The reason none of them escaped was because Paulus was a bloody staff officer not a field commander and would do nothing without orders. The only one able to possible 'save' the soldiers at stalingrad was Manstein..
Agreed - 100%. As I stated in the list, Manstein needed cooperation from Paulus. He never got it. What puzzles me about this line of thinking, is why did they order Manstein and Hoth to open a corridor to Stalingrad, if they didn't intend to try and exploit it ? Was Hitler expecting Manstein to restore the whole front ? Manstein's relief force reached its greatest penetration on Dec. 19, 4 weeks after the ring closed, and he did not abandon the attempt until Dec. 29. From what I understand, the Russian 2nd Guards Army was under great pressure trying to contain this. If there was any chance of success, surely it existed in the first two weeks of December.

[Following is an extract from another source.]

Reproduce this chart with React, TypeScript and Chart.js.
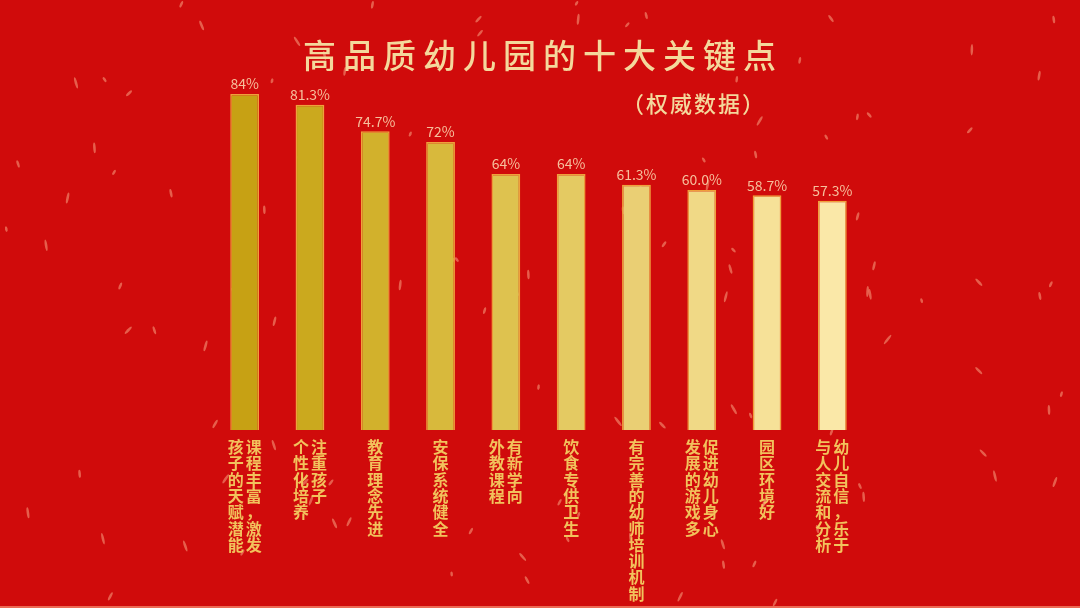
import React, { useEffect, useRef } from "react";
import { Chart, registerables } from "chart.js";

Chart.register(...registerables);

const titleText = "高品质幼儿园的十大关键点";
const subtitleText = "（权威数据）";
const categories = [
  ["课程丰富，激发", "孩子的天赋潜能"],
  ["注重孩子", "个性化培养"],
  ["教育理念先进"],
  ["安保系统健全"],
  ["有新学向", "外教课程"],
  ["饮食专供卫生"],
  ["有完善的幼师培训机制"],
  ["促进幼儿身心", "发展的游戏多"],
  ["园区环境好"],
  ["幼儿自信，乐于", "与人交流和分析"],
];
const values = [84, 81.3, 74.7, 72, 64, 64, 61.3, 60.0, 58.7, 57.3];
const valueLabels = ["84%", "81.3%", "74.7%", "72%", "64%", "64%", "61.3%", "60.0%", "58.7%", "57.3%"];
const barColors = [
  "#c7a114", "#cba91e", "#d2b12c", "#d8b93c", "#dec24f",
  "#e4ca62", "#eacf74", "#f0d986", "#f6e198", "#fae8a8",
];

const FONT = '"Noto Sans CJK SC", "Noto Sans", sans-serif';

const decorPlugin = {
  id: "decor",
  beforeDraw(chart: any) {
    const ctx = chart.ctx;
    const w = chart.width;
    const h = chart.height;
    ctx.save();
    ctx.fillStyle = "#d00b0b";
    ctx.fillRect(0, 0, w, h);
    ctx.fillStyle = "#ec6a55";
    ctx.fillRect(0, h - 2, w, 2);
    // decorative flecks (deterministic sequence)
    let s = 12345;
    const next = () => {
      s = (s * 1103515245 + 12345) % 2147483648;
      return s / 2147483648;
    };
    ctx.fillStyle = "rgba(245,150,120,0.6)";
    for (let i = 0; i < 130; i++) {
      const x = next() * w;
      const y = next() * h;
      const ang = (next() - 0.5) * 1.6;
      const len = 2.5 + next() * 3.5;
      ctx.save();
      ctx.translate(x, y);
      ctx.rotate(ang);
      ctx.beginPath();
      ctx.ellipse(0, 0, 1.3, len, 0, 0, Math.PI * 2);
      ctx.fill();
      ctx.restore();
    }
    ctx.fillStyle = "#f4d89c";
    ctx.textBaseline = "middle";
    ctx.textAlign = "center";
    ctx.font = `500 33px ${FONT}`;
    (ctx as any).letterSpacing = "7px";
    ctx.fillText(titleText, 543, 55);
    ctx.font = `500 22px ${FONT}`;
    (ctx as any).letterSpacing = "2px";
    ctx.fillText(subtitleText, 694, 104);
    (ctx as any).letterSpacing = "0px";
    ctx.restore();
  },
  afterDatasetsDraw(chart: any) {
    const ctx = chart.ctx;
    const meta = chart.getDatasetMeta(0);
    const xScale = chart.scales.x;
    const bottom = chart.chartArea.bottom;
    ctx.save();
    ctx.textAlign = "center";
    ctx.textBaseline = "bottom";
    ctx.fillStyle = "#f6bf9c";
    ctx.font = `14px ${FONT}`;
    meta.data.forEach((bar: any, i: number) => {
      ctx.fillText(valueLabels[i], bar.x, bar.y - 3);
    });
    ctx.fillStyle = "#f2c25c";
    ctx.font = `bold 16px ${FONT}`;
    ctx.textBaseline = "top";
    const colGap = 18;
    const charH = 16.3;
    categories.forEach((cols, i) => {
      const cx = xScale.getPixelForValue(i);
      const n = cols.length;
      cols.forEach((col, c) => {
        const x = cx + ((n - 1) / 2) * colGap - c * colGap;
        Array.from(col).forEach((ch, k) => {
          ctx.fillText(ch, x, bottom + 9 + k * charH);
        });
      });
    });
    ctx.restore();
  },
};

export default function App() {
  const ref = useRef<HTMLCanvasElement>(null);
  useEffect(() => {
    document.body.style.margin = "0";
    const chart = new Chart(ref.current!, {
      type: "bar",
      data: {
        labels: categories.map((c) => c.join("")),
        datasets: [
          {
            data: values,
            backgroundColor: barColors,
            borderColor: "#f0a03c",
            borderWidth: 1.5,
            barPercentage: 0.9,
            categoryPercentage: 0.49,
          },
        ],
      },
      options: {
        animation: false,
        responsive: false,
        layout: { padding: { left: 212, right: 215, top: 70, bottom: 178 } },
        plugins: { legend: { display: false }, tooltip: { enabled: false }, title: { display: false } },
        scales: {
          x: { display: false, grid: { display: false } },
          y: { display: false, min: 0, max: 90 },
        },
      },
      plugins: [decorPlugin],
    });
    return () => chart.destroy();
  }, []);
  return (
    <div style={{ width: 1080, height: 608 }}>
      <canvas ref={ref} width={1080} height={608} style={{ display: "block" }} />
    </div>
  );
}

The Luftwaffe's air supply was a joke. Sixth Army estimated that they needed 700 tons of supply per day which was ignored by Goering and his transport officers, the max they could deliever was 350 tons a day and for a short period of time (taking into account: flak, enemy interception, breakdowns etc...). In one week before the breakout they recieved just 300 tons in a week.

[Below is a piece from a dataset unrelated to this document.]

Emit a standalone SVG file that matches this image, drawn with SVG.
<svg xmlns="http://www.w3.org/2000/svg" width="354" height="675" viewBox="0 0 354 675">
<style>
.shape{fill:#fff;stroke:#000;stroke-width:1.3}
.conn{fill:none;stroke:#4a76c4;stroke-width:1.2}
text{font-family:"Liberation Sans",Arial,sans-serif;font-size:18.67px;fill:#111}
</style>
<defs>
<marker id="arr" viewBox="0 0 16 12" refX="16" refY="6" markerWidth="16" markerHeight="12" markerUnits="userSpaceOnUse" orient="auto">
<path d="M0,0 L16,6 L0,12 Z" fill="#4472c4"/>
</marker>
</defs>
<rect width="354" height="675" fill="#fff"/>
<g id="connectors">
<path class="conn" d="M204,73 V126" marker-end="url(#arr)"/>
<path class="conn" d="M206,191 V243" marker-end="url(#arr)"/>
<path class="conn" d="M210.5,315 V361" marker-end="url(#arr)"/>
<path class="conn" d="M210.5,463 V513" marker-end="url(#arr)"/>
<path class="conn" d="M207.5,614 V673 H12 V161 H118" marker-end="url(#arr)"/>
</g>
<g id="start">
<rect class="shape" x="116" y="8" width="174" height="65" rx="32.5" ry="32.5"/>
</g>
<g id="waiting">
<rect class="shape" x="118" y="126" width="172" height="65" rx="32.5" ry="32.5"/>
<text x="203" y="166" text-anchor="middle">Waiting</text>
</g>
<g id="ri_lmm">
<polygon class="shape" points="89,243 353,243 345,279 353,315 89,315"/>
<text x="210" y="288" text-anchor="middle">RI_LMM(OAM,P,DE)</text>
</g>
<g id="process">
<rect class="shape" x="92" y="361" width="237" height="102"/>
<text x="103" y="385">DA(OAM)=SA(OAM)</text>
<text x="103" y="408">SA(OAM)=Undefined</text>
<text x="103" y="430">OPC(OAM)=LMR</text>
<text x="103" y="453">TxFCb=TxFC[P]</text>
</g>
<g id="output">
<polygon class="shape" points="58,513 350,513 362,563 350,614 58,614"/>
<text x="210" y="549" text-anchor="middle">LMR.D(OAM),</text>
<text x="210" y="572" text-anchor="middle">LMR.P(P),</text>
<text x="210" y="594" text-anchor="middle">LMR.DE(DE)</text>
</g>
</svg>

In no way could the air supply hope to facilitate a breakout attempt it couldn't even sustain the troops.

Well I didn't make a strong statement around the air supply, but it could have helped in the short term, maybe all they needed. Yes 700 tons a day was required to 'even sustain the troops', and it was beyond the Luftwaffe's capabilities. But in a breakout attempt that isn't the goal, to sustain them indefinitely. 350 tons a day for two weeks might have given them a fighting chance before all remaining stockpiles were depleted. At this time, Russia did not yet 'own' the air.
 
Needs more Ahmad Shah Massoud. But it's a good list, regardless.

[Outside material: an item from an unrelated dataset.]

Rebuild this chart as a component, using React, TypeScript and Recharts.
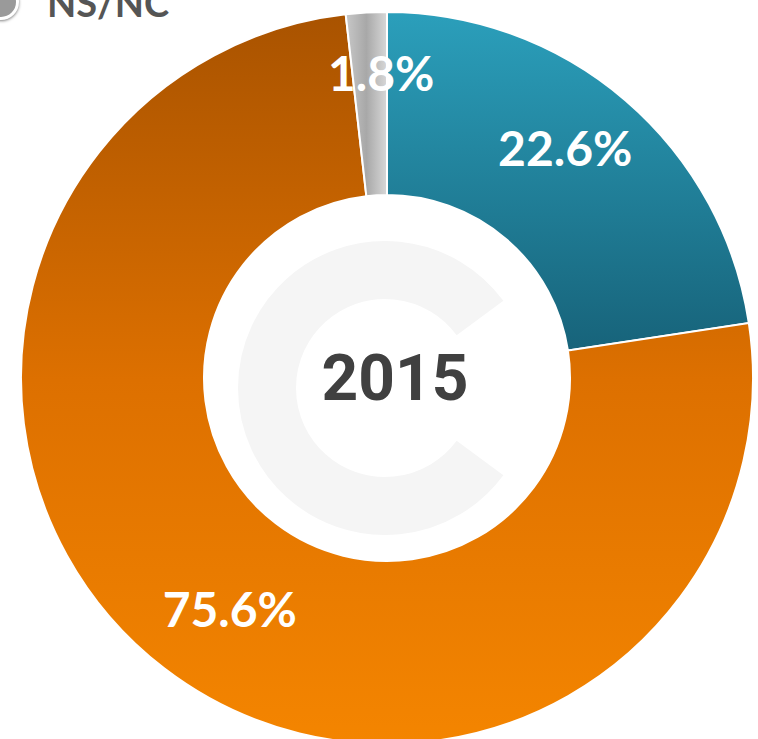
import React from "react";
import { PieChart, Pie, Cell, Legend } from "recharts";

const categories = ["Sí", "No", "NS/NC"];
const shares = [22.6, 75.6, 1.8];
const fills = ["url(#tealGrad)", "url(#orangeGrad)", "url(#grayGrad)"];
const yearLabel = "2015";
const legendItems = ["NS/NC"];

const data = categories.map((name, i) => ({ name, value: shares[i] }));

// small per-label nudges so the labels sit where the original placed them
const labelNudge = [
  { dx: -15, dy: -6 },
  { dx: 23, dy: -5 },
  { dx: 11, dy: -10 },
];

const CX = 387;
const CY = 378;
const RAD = Math.PI / 180;

const renderLabel = (props: any) => {
  const { cx, cy, midAngle, innerRadius, outerRadius, value, index } = props;
  const r = innerRadius + (outerRadius - innerRadius) * 0.62;
  const n = labelNudge[index] ?? { dx: 0, dy: 0 };
  const x = cx + r * Math.cos(-midAngle * RAD) + n.dx;
  const y = cy + r * Math.sin(-midAngle * RAD) + n.dy;
  return (
    <text
      x={x}
      y={y}
      fill="#ffffff"
      textAnchor="middle"
      dominantBaseline="central"
      style={{ fontFamily: "Lato, 'Open Sans', sans-serif", fontWeight: 700, fontSize: 48 }}
    >
      {`${value.toFixed(1)}%`}
    </text>
  );
};

const LegendContent = () => (
  <div style={{ display: "flex", alignItems: "center", gap: 28 }}>
    {legendItems.map((item) => (
      <React.Fragment key={item}>
        <div
          style={{
            width: 30,
            height: 30,
            borderRadius: "50%",
            background: "#9a9a9a",
            border: "3px solid #ffffff",
            boxShadow: "0 1px 3px rgba(0,0,0,0.5)",
          }}
        />
        <span
          style={{
            fontFamily: "Lato, 'Open Sans', sans-serif",
            fontWeight: 700,
            fontSize: 38,
            color: "#555555",
          }}
        >
          {item}
        </span>
      </React.Fragment>
    ))}
  </div>
);

export default function App() {
  return (
    <div style={{ position: "absolute", left: 0, top: 0, width: 758, height: 739, background: "#ffffff", overflow: "hidden" }}>
      <PieChart width={758} height={739} margin={{ top: 0, right: 0, bottom: 0, left: 0 }}>
        <defs>
          <linearGradient id="tealGrad" x1="0" y1="0" x2="0" y2="1">
            <stop offset="0%" stopColor="#2b9fbb" />
            <stop offset="100%" stopColor="#17637a" />
          </linearGradient>
          <linearGradient id="orangeGrad" x1="0" y1="0" x2="0" y2="1">
            <stop offset="0%" stopColor="#a95300" />
            <stop offset="50%" stopColor="#dd7000" />
            <stop offset="100%" stopColor="#f48500" />
          </linearGradient>
          <linearGradient id="grayGrad" x1="0" y1="0" x2="1" y2="0">
            <stop offset="0%" stopColor="#c8c8c8" />
            <stop offset="50%" stopColor="#a8a8a8" />
            <stop offset="100%" stopColor="#d8d8d8" />
          </linearGradient>
        </defs>
        {/* faint watermark behind the hole */}
        <path
          d="M 480 318 A 118 118 0 1 0 480 458"
          fill="none"
          stroke="#f5f5f5"
          strokeWidth={58}
        />
        <Pie
          data={data}
          dataKey="value"
          nameKey="name"
          cx={CX}
          cy={CY}
          innerRadius={183}
          outerRadius={366}
          startAngle={90}
          endAngle={-270}
          stroke="#ffffff"
          strokeWidth={2}
          label={renderLabel}
          labelLine={false}
          isAnimationActive={false}
        >
          {data.map((d, i) => (
            <Cell key={d.name} fill={fills[i]} />
          ))}
        </Pie>
        <text
          x={CX + 8}
          y={CY}
          textAnchor="middle"
          dominantBaseline="central"
          style={{ fontFamily: "Roboto, sans-serif", fontWeight: 700, fontSize: 64, fill: "#404040" }}
        >
          {yearLabel}
        </text>
        <Legend
          content={<LegendContent />}
          wrapperStyle={{ position: "absolute", left: -17, top: -21, width: 300 }}
        />
      </PieChart>
    </div>
  );
}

Thanks (I will look up Massoud ?)

No love for Mikhail Tukhachevsky? He practically invented Operational Art, and Deep Battle proved to be just as acceptable a strategy as blitzkrieg.

I would also voice for Sir Gerald Templar because of the innovation and precedence he set for combating guerrilla warfare, and Basil Liddell Hart for 1) the brainstorming he and Fuller did in the 20s to create the foundations of armored penetration tactics (blitzkrieg) and the "indirect approach" that he codified in The Classic Book on Military Strategy. Admittedly, he didn't invent indirect approach, he just showed how well it has worked in the past, and why.

Ah yeah. I did peruse some of these guys as I compiled the list, but decided that staff officers who are theorists in peace time, or innovators in war time, still need to have a significant campaign record and examples of successful strategic decisions. I may need a little more study on Tukhachevsky, but this is consistent with the stated aims and ranking criteria of both lists. I was under pressure to add Sun Tzu on the other list (whose book I finally read - not bad), and Schlieffen and von Clausewitz also got consideration for this list.

EDIT: of course its not just about the list - I think there could be almost a family tree of these innovators who influenced eachother - even de Gaulle is on there.
 
Clausewitz is probably the most qualified of those for your list given your criteria, as neither Sun Tzu or Schlieffen ever commanded troops.

If there were a "runners-up" list, it should probably include the ones I mentioned, plus an infamous Russian general who spawned an eponymous maneuver (read: stunt) unseen since Hannibal.